───── RECORDED INFORMATION
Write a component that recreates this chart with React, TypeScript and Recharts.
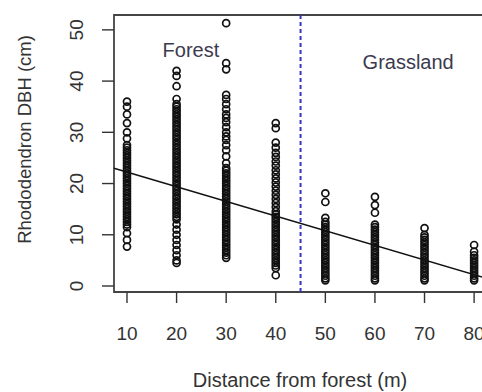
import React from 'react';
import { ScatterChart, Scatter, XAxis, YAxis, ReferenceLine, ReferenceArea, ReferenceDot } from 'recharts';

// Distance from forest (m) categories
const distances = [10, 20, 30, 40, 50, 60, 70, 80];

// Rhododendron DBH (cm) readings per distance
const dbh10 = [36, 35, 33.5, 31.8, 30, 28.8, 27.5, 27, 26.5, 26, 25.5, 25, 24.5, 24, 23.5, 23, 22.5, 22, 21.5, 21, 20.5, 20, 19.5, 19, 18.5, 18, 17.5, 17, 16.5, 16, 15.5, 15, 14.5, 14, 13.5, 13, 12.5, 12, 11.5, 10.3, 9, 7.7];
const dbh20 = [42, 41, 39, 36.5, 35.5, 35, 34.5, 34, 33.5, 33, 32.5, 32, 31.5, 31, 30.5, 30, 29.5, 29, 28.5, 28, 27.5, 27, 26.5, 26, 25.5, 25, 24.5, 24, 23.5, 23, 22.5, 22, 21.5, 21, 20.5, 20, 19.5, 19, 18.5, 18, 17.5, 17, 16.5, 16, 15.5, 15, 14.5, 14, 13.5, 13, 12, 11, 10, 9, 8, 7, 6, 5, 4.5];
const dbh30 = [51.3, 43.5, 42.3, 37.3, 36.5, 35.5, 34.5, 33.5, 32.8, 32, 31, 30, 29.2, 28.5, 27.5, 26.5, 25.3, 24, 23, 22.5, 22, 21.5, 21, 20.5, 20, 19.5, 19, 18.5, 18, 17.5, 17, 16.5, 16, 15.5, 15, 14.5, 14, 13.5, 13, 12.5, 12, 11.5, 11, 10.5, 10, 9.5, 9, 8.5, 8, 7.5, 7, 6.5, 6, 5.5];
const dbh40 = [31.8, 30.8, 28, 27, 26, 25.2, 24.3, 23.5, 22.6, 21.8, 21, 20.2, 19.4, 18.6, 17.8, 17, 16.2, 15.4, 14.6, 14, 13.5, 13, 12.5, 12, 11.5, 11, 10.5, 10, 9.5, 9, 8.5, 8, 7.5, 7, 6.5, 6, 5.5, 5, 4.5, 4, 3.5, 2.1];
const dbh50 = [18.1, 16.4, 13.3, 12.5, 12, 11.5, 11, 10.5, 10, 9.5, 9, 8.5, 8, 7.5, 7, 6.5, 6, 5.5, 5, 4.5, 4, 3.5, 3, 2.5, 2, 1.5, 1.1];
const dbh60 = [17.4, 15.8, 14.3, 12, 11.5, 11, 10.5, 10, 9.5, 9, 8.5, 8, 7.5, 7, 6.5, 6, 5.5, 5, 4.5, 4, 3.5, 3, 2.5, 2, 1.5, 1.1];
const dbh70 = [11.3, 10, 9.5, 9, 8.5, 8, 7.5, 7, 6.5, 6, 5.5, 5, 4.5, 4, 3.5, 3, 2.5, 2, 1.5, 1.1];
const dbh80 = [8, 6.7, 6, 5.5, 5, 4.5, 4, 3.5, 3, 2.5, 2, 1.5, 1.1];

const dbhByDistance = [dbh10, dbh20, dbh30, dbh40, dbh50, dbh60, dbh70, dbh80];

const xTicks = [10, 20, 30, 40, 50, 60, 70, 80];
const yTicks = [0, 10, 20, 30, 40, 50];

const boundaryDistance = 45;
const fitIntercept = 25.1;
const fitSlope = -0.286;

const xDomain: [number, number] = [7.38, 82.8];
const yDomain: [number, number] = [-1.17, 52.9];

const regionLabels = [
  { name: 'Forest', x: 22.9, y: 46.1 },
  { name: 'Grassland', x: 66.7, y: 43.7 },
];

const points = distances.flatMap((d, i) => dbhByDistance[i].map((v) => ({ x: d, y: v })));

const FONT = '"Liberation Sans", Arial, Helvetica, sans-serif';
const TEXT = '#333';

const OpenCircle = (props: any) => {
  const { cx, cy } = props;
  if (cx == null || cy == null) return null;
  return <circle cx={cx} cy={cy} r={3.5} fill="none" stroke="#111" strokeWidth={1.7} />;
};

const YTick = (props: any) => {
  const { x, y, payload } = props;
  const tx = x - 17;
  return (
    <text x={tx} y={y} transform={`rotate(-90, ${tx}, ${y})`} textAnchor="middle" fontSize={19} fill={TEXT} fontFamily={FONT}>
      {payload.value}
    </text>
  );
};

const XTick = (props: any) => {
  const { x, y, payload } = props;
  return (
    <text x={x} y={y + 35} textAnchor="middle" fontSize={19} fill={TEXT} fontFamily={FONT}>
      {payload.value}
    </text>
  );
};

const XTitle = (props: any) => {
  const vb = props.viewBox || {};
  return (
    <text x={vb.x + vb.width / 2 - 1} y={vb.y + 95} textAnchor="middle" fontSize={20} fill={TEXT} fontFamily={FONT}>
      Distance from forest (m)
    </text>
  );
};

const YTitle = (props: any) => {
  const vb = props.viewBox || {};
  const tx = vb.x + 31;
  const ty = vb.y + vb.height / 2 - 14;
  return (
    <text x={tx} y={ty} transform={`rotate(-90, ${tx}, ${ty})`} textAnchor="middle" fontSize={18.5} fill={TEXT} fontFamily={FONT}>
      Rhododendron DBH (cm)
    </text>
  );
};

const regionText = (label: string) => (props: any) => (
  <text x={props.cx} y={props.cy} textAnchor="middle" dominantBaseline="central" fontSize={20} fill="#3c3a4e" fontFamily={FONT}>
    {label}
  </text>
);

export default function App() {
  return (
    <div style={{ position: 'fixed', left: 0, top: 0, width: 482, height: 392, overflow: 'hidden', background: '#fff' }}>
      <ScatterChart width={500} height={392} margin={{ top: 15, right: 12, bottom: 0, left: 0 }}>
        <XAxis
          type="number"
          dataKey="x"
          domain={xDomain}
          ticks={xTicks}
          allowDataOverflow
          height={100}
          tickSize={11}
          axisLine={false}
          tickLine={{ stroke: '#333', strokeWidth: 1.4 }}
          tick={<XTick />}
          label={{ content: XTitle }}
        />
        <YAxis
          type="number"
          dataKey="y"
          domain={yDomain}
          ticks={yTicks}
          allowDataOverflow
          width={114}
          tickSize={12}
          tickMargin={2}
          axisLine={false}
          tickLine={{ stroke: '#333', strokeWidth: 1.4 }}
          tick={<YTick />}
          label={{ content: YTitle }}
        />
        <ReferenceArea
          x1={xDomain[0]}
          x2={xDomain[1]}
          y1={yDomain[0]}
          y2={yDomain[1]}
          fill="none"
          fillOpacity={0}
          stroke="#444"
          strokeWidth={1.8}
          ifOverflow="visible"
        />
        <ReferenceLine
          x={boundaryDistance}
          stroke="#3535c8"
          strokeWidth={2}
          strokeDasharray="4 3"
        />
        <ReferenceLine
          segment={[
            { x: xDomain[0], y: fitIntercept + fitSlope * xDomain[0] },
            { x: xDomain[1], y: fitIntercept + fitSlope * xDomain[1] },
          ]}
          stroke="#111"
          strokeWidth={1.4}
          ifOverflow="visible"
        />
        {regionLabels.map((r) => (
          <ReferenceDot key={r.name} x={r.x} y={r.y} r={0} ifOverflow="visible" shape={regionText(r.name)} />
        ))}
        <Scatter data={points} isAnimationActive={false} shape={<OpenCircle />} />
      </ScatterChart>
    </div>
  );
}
──────────
TASK INSTRUCTIONS. Set the listing down in full and exactly. Pictures within it should not appear in the copy.

FINAL RESULT.
Write a component that recreates this chart with React, TypeScript and Recharts.
import React from 'react';
import { ScatterChart, Scatter, XAxis, YAxis, ReferenceLine, ReferenceArea, ReferenceDot } from 'recharts';

// Distance from forest (m) categories
const distances = [10, 20, 30, 40, 50, 60, 70, 80];

// Rhododendron DBH (cm) readings per distance
const dbh10 = [36, 35, 33.5, 31.8, 30, 28.8, 27.5, 27, 26.5, 26, 25.5, 25, 24.5, 24, 23.5, 23, 22.5, 22, 21.5, 21, 20.5, 20, 19.5, 19, 18.5, 18, 17.5, 17, 16.5, 16, 15.5, 15, 14.5, 14, 13.5, 13, 12.5, 12, 11.5, 10.3, 9, 7.7];
const dbh20 = [42, 41, 39, 36.5, 35.5, 35, 34.5, 34, 33.5, 33, 32.5, 32, 31.5, 31, 30.5, 30, 29.5, 29, 28.5, 28, 27.5, 27, 26.5, 26, 25.5, 25, 24.5, 24, 23.5, 23, 22.5, 22, 21.5, 21, 20.5, 20, 19.5, 19, 18.5, 18, 17.5, 17, 16.5, 16, 15.5, 15, 14.5, 14, 13.5, 13, 12, 11, 10, 9, 8, 7, 6, 5, 4.5];
const dbh30 = [51.3, 43.5, 42.3, 37.3, 36.5, 35.5, 34.5, 33.5, 32.8, 32, 31, 30, 29.2, 28.5, 27.5, 26.5, 25.3, 24, 23, 22.5, 22, 21.5, 21, 20.5, 20, 19.5, 19, 18.5, 18, 17.5, 17, 16.5, 16, 15.5, 15, 14.5, 14, 13.5, 13, 12.5, 12, 11.5, 11, 10.5, 10, 9.5, 9, 8.5, 8, 7.5, 7, 6.5, 6, 5.5];
const dbh40 = [31.8, 30.8, 28, 27, 26, 25.2, 24.3, 23.5, 22.6, 21.8, 21, 20.2, 19.4, 18.6, 17.8, 17, 16.2, 15.4, 14.6, 14, 13.5, 13, 12.5, 12, 11.5, 11, 10.5, 10, 9.5, 9, 8.5, 8, 7.5, 7, 6.5, 6, 5.5, 5, 4.5, 4, 3.5, 2.1];
const dbh50 = [18.1, 16.4, 13.3, 12.5, 12, 11.5, 11, 10.5, 10, 9.5, 9, 8.5, 8, 7.5, 7, 6.5, 6, 5.5, 5, 4.5, 4, 3.5, 3, 2.5, 2, 1.5, 1.1];
const dbh60 = [17.4, 15.8, 14.3, 12, 11.5, 11, 10.5, 10, 9.5, 9, 8.5, 8, 7.5, 7, 6.5, 6, 5.5, 5, 4.5, 4, 3.5, 3, 2.5, 2, 1.5, 1.1];
const dbh70 = [11.3, 10, 9.5, 9, 8.5, 8, 7.5, 7, 6.5, 6, 5.5, 5, 4.5, 4, 3.5, 3, 2.5, 2, 1.5, 1.1];
const dbh80 = [8, 6.7, 6, 5.5, 5, 4.5, 4, 3.5, 3, 2.5, 2, 1.5, 1.1];

const dbhByDistance = [dbh10, dbh20, dbh30, dbh40, dbh50, dbh60, dbh70, dbh80];

const xTicks = [10, 20, 30, 40, 50, 60, 70, 80];
const yTicks = [0, 10, 20, 30, 40, 50];

const boundaryDistance = 45;
const fitIntercept = 25.1;
const fitSlope = -0.286;

const xDomain: [number, number] = [7.38, 82.8];
const yDomain: [number, number] = [-1.17, 52.9];

const regionLabels = [
  { name: 'Forest', x: 22.9, y: 46.1 },
  { name: 'Grassland', x: 66.7, y: 43.7 },
];

const points = distances.flatMap((d, i) => dbhByDistance[i].map((v) => ({ x: d, y: v })));

const FONT = '"Liberation Sans", Arial, Helvetica, sans-serif';
const TEXT = '#333';

const OpenCircle = (props: any) => {
  const { cx, cy } = props;
  if (cx == null || cy == null) return null;
  return <circle cx={cx} cy={cy} r={3.5} fill="none" stroke="#111" strokeWidth={1.7} />;
};

const YTick = (props: any) => {
  const { x, y, payload } = props;
  const tx = x - 17;
  return (
    <text x={tx} y={y} transform={`rotate(-90, ${tx}, ${y})`} textAnchor="middle" fontSize={19} fill={TEXT} fontFamily={FONT}>
      {payload.value}
    </text>
  );
};

const XTick = (props: any) => {
  const { x, y, payload } = props;
  return (
    <text x={x} y={y + 35} textAnchor="middle" fontSize={19} fill={TEXT} fontFamily={FONT}>
      {payload.value}
    </text>
  );
};

const XTitle = (props: any) => {
  const vb = props.viewBox || {};
  return (
    <text x={vb.x + vb.width / 2 - 1} y={vb.y + 95} textAnchor="middle" fontSize={20} fill={TEXT} fontFamily={FONT}>
      Distance from forest (m)
    </text>
  );
};

const YTitle = (props: any) => {
  const vb = props.viewBox || {};
  const tx = vb.x + 31;
  const ty = vb.y + vb.height / 2 - 14;
  return (
    <text x={tx} y={ty} transform={`rotate(-90, ${tx}, ${ty})`} textAnchor="middle" fontSize={18.5} fill={TEXT} fontFamily={FONT}>
      Rhododendron DBH (cm)
    </text>
  );
};

const regionText = (label: string) => (props: any) => (
  <text x={props.cx} y={props.cy} textAnchor="middle" dominantBaseline="central" fontSize={20} fill="#3c3a4e" fontFamily={FONT}>
    {label}
  </text>
);

export default function App() {
  return (
    <div style={{ position: 'fixed', left: 0, top: 0, width: 482, height: 392, overflow: 'hidden', background: '#fff' }}>
      <ScatterChart width={500} height={392} margin={{ top: 15, right: 12, bottom: 0, left: 0 }}>
        <XAxis
          type="number"
          dataKey="x"
          domain={xDomain}
          ticks={xTicks}
          allowDataOverflow
          height={100}
          tickSize={11}
          axisLine={false}
          tickLine={{ stroke: '#333', strokeWidth: 1.4 }}
          tick={<XTick />}
          label={{ content: XTitle }}
        />
        <YAxis
          type="number"
          dataKey="y"
          domain={yDomain}
          ticks={yTicks}
          allowDataOverflow
          width={114}
          tickSize={12}
          tickMargin={2}
          axisLine={false}
          tickLine={{ stroke: '#333', strokeWidth: 1.4 }}
          tick={<YTick />}
          label={{ content: YTitle }}
        />
        <ReferenceArea
          x1={xDomain[0]}
          x2={xDomain[1]}
          y1={yDomain[0]}
          y2={yDomain[1]}
          fill="none"
          fillOpacity={0}
          stroke="#444"
          strokeWidth={1.8}
          ifOverflow="visible"
        />
        <ReferenceLine
          x={boundaryDistance}
          stroke="#3535c8"
          strokeWidth={2}
          strokeDasharray="4 3"
        />
        <ReferenceLine
          segment={[
            { x: xDomain[0], y: fitIntercept + fitSlope * xDomain[0] },
            { x: xDomain[1], y: fitIntercept + fitSlope * xDomain[1] },
          ]}
          stroke="#111"
          strokeWidth={1.4}
          ifOverflow="visible"
        />
        {regionLabels.map((r) => (
          <ReferenceDot key={r.name} x={r.x} y={r.y} r={0} ifOverflow="visible" shape={regionText(r.name)} />
        ))}
        <Scatter data={points} isAnimationActive={false} shape={<OpenCircle />} />
      </ScatterChart>
    </div>
  );
}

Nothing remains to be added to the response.